Toys R Us wouldn’t say how many jobs will be cut. It said some employees will be moved to other stores, and those who cannot be will get severance. Chairman and CEO Dave Brandon said Wednesday that tough decisions are required to save the company.

He acknowledg­ed “operationa­l missteps” during the critical holiday shopping season, when shopping at company stores and online wasn’t as easy as it should have been.

“The actions we are taking are necessary to give us the best chance to emerge from our bankruptcy proceeding­s as a more viable and competitiv­e company that will provide the level of service and experience you should expect,” he said in a letter to customers.

Fewer than a dozen people were at the Emeryville store around noon on Wednesday. The shelves were stuffed with dolls and Legos. Rocking chairs stood empty in the middle of the store.

Adjani Morrison, 23, of Oakland pushed a cart of diapers through the store. He started working at the toy store in September and said managers alerted the staff Tuesday that the store would be shutting down by the end of April and that they would have to find other jobs.

A student at Berkeley Community College with hopes of transferri­ng to Cal State East Bay in 2019, Morrison said his wages help with his budget for school and other activities. He hasn’t started looking for a new job yet.

“I grew up coming to this store,” he said. “It’s crazy this store is not going to be around anymore.” It is, he added, “the main place to get baby stuff for the community.”

Gerrick Johnson, an analyst at BMO Capital Markets, had estimated that holiday sales at the company’s North America stores were down more than 10 percent. He attributed much of the decline to people’s confusion around the bankruptcy filing and a fear of buying gifts at Toys R Us because they thought they wouldn’t be able to return them if needed.
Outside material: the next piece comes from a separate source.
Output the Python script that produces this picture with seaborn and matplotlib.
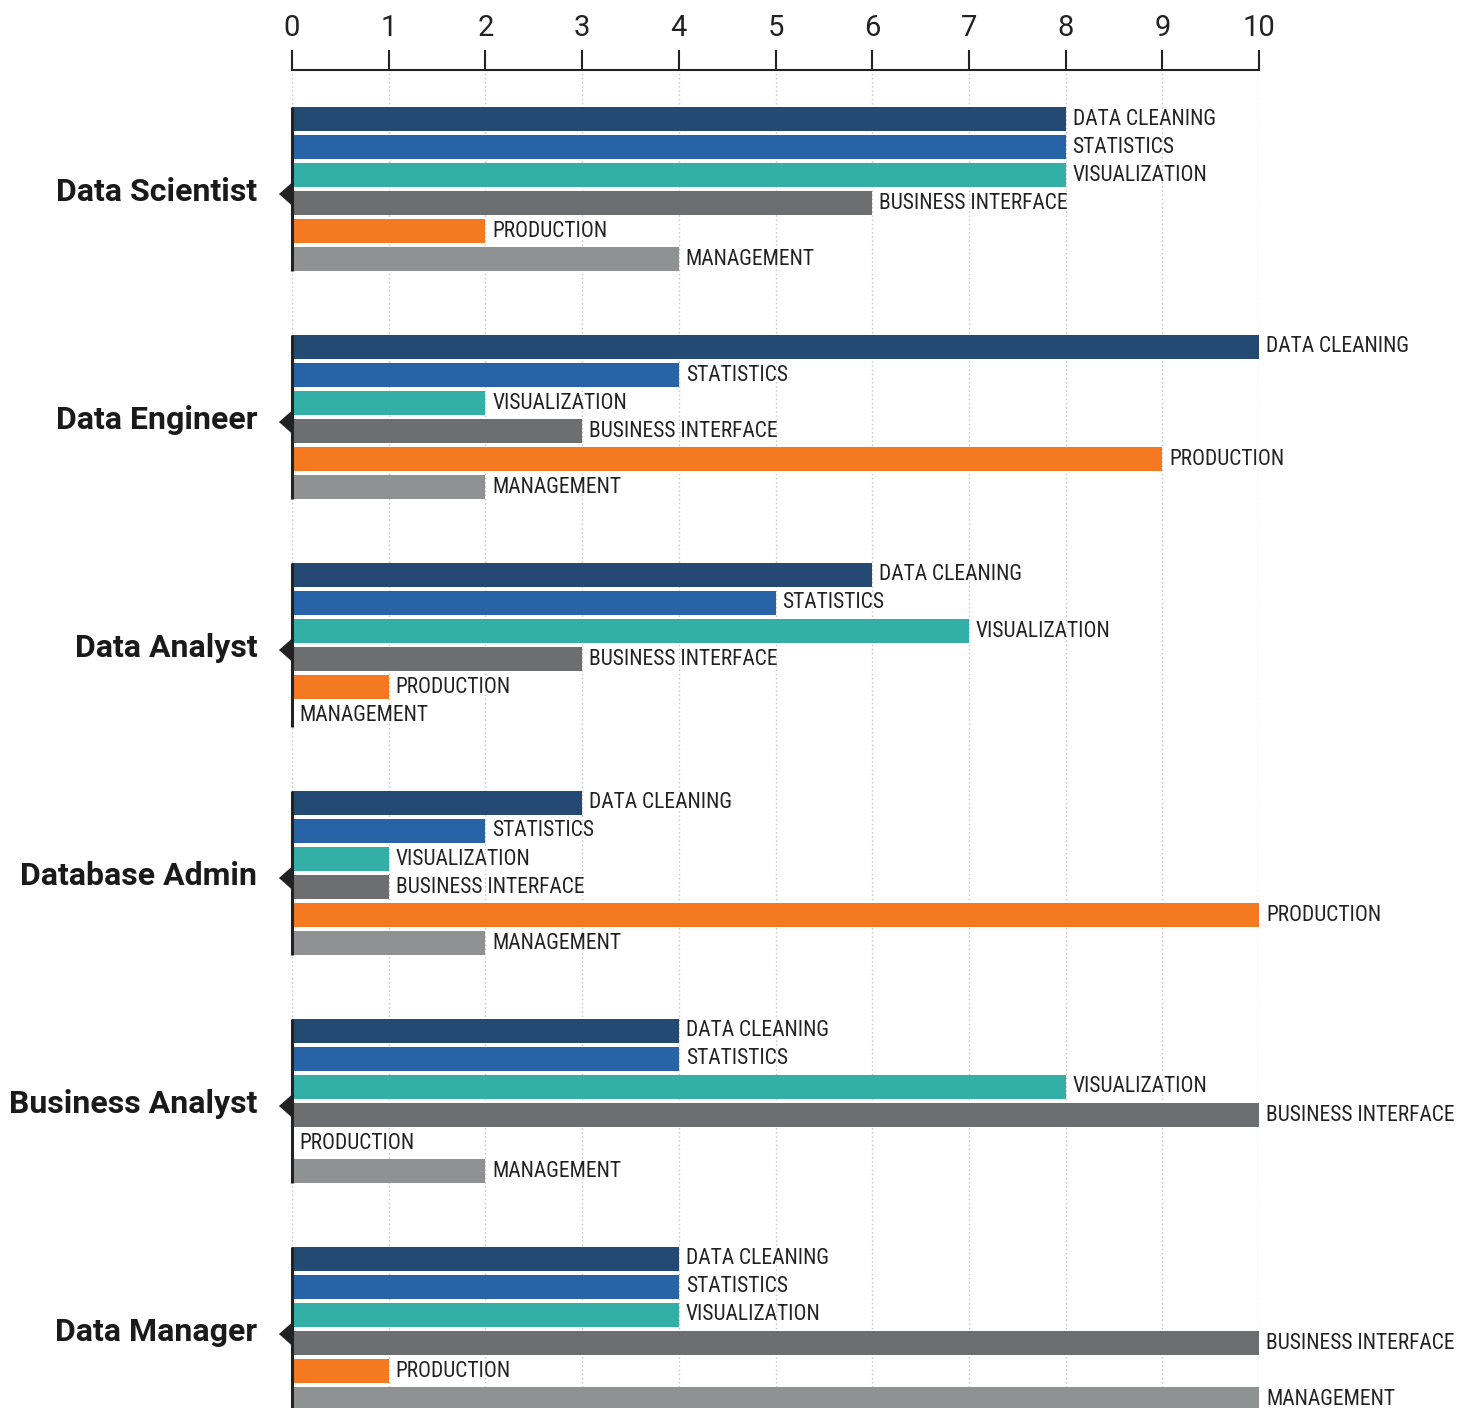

Johnson also blamed a weak marketing campaign and email promotions that didn’t create a sense of urgency.

Toys R Us, based in Wayne, N.J., has struggled with debt since private-equity firms Bain Capital, KKR & Co. and Vornado Realty Trust took it private in a $6.6 billion leveraged buyout in 2005. The plan had been to take the company public again, but weak sales have prevented that. Given its debt levels, Toys R Us has not had the financial flexibilit­y to invest in its business.

Meanwhile, other stores like Target have been increasing their assortment of toys.

While its sales numbers have been shrinking, Toys R Us still sells about 20 percent of the toys bought in the U.S., according to Stephanie Wissink, an analyst at Jefferies LLC. Toymakers will feel the impact: She estimated that Toys R Us accounts for about 11 percent of Mattel’s annual sales and about 9 percent of Hasbro’s annual volume.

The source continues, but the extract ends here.